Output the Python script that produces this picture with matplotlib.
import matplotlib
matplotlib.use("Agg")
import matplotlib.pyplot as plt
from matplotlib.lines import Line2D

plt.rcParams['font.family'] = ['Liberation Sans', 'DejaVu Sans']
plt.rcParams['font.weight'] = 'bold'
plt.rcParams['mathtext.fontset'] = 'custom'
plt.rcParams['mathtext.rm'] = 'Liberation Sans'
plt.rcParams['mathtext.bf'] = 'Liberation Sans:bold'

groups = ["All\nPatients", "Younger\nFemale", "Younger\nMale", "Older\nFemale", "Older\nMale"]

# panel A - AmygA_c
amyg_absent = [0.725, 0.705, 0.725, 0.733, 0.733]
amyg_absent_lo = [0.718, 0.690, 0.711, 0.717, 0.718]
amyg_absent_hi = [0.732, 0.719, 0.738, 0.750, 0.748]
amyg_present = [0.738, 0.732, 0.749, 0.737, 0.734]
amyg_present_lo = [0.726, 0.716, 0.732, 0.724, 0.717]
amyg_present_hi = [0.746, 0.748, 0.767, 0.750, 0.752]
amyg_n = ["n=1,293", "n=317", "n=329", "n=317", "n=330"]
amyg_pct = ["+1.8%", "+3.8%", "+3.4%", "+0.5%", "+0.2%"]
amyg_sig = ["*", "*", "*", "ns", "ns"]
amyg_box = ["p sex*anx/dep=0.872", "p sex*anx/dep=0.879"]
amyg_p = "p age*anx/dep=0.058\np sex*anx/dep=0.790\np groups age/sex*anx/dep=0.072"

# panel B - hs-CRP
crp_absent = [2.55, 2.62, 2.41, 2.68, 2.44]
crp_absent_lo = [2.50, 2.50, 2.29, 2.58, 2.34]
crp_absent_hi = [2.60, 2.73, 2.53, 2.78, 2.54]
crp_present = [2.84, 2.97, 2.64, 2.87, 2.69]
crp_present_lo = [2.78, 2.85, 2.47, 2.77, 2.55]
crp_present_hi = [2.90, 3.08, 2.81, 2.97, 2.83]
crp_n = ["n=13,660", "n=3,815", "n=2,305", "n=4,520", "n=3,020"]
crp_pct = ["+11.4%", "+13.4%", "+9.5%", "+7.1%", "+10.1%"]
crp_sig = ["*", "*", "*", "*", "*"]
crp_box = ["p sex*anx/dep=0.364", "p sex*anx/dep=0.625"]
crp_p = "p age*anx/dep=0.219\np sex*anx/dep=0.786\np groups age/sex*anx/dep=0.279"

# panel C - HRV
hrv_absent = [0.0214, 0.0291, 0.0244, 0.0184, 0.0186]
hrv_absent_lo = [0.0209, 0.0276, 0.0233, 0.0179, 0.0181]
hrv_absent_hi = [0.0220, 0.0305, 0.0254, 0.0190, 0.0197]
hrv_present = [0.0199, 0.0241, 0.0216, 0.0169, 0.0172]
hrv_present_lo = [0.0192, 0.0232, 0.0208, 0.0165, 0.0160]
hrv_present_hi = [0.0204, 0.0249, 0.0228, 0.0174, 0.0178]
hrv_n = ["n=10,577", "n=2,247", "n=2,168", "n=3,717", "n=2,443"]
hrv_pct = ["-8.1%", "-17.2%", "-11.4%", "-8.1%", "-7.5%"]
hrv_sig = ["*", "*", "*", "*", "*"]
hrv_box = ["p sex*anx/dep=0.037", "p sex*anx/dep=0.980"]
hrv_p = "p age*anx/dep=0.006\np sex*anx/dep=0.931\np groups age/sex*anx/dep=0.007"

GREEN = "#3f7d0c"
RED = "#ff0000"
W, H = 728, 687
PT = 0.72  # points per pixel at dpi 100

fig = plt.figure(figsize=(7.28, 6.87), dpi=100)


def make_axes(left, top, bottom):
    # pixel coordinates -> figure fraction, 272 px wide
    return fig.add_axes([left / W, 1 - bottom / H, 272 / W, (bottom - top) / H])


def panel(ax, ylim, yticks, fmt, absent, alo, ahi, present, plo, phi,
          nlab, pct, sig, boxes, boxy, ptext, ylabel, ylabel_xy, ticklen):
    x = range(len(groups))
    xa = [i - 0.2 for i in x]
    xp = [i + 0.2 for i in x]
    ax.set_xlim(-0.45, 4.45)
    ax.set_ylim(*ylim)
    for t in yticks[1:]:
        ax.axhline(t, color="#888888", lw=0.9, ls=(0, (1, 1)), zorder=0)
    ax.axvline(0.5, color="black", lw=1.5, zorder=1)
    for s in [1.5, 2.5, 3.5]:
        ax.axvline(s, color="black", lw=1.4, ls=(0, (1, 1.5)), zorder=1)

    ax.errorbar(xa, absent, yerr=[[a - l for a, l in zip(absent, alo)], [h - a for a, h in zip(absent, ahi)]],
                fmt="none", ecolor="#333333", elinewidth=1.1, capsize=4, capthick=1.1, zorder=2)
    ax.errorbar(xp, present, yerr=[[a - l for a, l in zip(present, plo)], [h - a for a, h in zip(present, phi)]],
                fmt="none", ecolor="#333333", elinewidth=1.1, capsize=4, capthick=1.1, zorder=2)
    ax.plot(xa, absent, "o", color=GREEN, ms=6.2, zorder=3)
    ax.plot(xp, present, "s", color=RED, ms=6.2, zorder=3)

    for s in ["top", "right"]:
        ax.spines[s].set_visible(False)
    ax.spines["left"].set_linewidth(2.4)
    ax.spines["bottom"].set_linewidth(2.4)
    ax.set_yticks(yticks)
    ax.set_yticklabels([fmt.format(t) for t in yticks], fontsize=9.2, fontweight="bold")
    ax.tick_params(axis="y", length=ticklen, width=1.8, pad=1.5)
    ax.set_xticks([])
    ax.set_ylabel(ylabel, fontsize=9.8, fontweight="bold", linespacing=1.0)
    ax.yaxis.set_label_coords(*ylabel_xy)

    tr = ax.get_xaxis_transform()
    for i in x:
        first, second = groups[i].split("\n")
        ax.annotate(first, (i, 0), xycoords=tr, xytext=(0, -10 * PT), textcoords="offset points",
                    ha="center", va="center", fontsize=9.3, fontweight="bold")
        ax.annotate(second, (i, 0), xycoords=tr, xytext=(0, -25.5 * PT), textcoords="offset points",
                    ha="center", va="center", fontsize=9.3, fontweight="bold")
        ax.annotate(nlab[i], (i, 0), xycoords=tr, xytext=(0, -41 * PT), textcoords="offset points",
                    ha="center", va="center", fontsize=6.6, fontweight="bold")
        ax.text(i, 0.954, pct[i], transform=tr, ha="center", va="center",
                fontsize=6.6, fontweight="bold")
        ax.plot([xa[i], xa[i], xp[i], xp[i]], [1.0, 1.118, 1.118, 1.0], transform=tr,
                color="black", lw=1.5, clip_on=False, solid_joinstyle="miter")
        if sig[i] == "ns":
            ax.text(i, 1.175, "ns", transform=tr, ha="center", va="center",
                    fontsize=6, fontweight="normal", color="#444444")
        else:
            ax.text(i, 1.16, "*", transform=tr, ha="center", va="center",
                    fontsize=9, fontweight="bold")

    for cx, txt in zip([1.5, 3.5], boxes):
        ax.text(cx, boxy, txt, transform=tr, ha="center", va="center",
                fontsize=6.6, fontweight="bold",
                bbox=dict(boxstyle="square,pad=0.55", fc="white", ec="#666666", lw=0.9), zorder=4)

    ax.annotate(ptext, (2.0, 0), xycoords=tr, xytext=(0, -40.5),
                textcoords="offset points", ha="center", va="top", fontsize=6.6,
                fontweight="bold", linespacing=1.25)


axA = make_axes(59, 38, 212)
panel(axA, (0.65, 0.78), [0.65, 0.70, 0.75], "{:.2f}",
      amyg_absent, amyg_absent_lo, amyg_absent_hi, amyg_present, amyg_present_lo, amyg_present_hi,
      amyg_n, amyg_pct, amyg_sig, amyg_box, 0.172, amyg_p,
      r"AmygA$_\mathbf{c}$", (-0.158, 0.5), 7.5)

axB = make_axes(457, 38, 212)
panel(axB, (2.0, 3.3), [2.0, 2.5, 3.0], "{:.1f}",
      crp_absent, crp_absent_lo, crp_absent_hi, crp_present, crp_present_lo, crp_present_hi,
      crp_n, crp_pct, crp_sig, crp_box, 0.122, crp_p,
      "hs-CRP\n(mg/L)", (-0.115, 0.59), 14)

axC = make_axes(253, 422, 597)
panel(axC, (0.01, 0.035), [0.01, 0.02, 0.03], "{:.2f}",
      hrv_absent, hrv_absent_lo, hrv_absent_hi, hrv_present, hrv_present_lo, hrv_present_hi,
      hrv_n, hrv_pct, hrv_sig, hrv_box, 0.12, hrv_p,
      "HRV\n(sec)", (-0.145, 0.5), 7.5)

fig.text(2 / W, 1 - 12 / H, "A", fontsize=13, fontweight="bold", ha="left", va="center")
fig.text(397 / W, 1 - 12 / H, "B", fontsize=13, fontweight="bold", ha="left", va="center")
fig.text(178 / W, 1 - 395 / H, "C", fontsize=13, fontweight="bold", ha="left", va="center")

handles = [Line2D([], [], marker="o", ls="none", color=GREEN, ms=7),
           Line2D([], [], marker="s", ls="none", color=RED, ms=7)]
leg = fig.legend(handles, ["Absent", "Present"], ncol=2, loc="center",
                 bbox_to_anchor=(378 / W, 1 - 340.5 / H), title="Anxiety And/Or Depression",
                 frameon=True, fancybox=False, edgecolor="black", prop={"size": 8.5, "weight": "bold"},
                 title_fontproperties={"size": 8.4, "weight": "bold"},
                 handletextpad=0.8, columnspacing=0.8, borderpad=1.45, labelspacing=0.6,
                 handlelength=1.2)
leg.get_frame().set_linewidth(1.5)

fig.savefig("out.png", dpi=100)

--

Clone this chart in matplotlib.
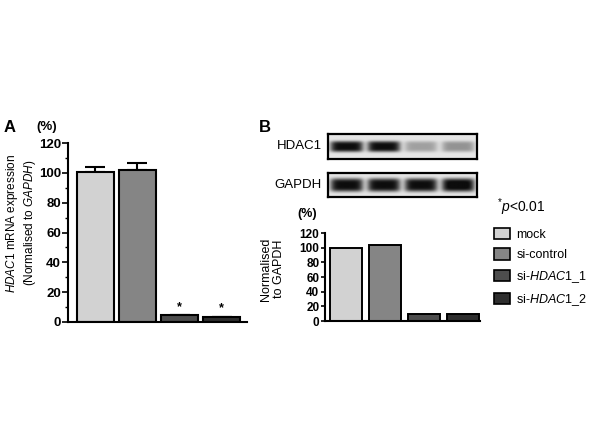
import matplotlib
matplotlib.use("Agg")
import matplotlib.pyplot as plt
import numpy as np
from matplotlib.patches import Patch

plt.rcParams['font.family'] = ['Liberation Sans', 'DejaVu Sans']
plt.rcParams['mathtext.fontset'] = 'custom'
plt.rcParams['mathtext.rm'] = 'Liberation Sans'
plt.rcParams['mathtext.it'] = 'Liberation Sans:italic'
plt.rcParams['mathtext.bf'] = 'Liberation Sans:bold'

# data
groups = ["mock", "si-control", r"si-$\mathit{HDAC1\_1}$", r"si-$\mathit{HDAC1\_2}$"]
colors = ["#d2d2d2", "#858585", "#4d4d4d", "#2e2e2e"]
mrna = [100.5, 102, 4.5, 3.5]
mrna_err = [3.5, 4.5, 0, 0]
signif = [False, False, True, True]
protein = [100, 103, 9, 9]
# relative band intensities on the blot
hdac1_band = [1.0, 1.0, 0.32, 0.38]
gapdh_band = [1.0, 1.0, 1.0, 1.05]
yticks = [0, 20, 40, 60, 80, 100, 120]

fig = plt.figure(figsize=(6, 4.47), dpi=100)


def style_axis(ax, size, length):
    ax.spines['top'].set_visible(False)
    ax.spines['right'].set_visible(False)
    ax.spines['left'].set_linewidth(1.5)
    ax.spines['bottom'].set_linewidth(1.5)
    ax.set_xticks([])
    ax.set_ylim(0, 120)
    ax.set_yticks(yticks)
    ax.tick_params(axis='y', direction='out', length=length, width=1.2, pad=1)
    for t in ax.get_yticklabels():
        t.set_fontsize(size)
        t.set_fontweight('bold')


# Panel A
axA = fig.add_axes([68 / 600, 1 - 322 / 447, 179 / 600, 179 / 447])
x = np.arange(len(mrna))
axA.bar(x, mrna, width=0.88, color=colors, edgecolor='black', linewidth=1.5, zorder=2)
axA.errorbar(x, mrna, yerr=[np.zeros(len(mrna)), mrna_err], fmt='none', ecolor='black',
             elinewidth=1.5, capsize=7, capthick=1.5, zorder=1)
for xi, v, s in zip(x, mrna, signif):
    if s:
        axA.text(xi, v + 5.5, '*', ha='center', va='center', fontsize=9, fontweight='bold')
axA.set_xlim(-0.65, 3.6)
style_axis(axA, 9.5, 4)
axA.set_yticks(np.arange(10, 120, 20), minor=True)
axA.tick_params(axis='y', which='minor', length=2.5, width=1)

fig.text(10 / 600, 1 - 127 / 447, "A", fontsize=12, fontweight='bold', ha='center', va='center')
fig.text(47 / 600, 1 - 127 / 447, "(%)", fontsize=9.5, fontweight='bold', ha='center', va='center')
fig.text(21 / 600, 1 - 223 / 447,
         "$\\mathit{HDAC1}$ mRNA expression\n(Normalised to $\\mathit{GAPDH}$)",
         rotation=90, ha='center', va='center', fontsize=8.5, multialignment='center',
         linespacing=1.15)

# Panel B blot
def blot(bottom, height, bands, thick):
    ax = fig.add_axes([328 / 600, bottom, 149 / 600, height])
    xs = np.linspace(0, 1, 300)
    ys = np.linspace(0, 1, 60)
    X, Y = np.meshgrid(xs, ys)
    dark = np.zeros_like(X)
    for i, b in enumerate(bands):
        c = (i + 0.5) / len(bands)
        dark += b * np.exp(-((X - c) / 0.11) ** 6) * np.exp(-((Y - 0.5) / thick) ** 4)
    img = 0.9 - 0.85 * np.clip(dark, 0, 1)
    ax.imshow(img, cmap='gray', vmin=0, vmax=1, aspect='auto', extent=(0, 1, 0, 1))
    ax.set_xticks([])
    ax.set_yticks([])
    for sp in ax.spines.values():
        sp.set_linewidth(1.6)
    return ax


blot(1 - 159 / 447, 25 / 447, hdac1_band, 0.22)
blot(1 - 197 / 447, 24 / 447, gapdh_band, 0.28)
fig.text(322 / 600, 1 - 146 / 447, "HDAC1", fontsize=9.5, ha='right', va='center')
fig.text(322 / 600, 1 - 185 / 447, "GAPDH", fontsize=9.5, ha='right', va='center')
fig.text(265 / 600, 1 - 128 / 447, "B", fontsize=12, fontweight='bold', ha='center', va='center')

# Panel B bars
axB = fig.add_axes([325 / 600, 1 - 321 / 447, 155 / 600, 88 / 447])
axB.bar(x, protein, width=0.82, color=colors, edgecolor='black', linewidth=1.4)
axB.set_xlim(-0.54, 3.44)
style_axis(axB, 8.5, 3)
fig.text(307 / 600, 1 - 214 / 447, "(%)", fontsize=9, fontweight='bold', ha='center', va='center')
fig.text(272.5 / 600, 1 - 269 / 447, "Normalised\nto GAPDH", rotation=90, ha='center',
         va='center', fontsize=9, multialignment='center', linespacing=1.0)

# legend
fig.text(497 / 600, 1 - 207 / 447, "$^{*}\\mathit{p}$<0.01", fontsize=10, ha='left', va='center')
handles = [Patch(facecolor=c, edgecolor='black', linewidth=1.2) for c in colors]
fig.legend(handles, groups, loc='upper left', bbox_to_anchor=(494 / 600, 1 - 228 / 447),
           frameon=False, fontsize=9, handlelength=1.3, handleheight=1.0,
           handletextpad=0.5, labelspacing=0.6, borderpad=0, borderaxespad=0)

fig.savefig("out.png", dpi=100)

• **PROBLEM**: Nothing but the lines from the one containing "Clone this chart in matplotlib." through the one containing "fig = plt.figure(figsize=(6, 4.47), dpi=100)" should be written out, exactly and with both ends. Pictures are left out.

• **TASK ANSWER**:
Clone this chart in matplotlib.
import matplotlib
matplotlib.use("Agg")
import matplotlib.pyplot as plt
import numpy as np
from matplotlib.patches import Patch

plt.rcParams['font.family'] = ['Liberation Sans', 'DejaVu Sans']
plt.rcParams['mathtext.fontset'] = 'custom'
plt.rcParams['mathtext.rm'] = 'Liberation Sans'
plt.rcParams['mathtext.it'] = 'Liberation Sans:italic'
plt.rcParams['mathtext.bf'] = 'Liberation Sans:bold'

# data
groups = ["mock", "si-control", r"si-$\mathit{HDAC1\_1}$", r"si-$\mathit{HDAC1\_2}$"]
colors = ["#d2d2d2", "#858585", "#4d4d4d", "#2e2e2e"]
mrna = [100.5, 102, 4.5, 3.5]
mrna_err = [3.5, 4.5, 0, 0]
signif = [False, False, True, True]
protein = [100, 103, 9, 9]
# relative band intensities on the blot
hdac1_band = [1.0, 1.0, 0.32, 0.38]
gapdh_band = [1.0, 1.0, 1.0, 1.05]
yticks = [0, 20, 40, 60, 80, 100, 120]

fig = plt.figure(figsize=(6, 4.47), dpi=100)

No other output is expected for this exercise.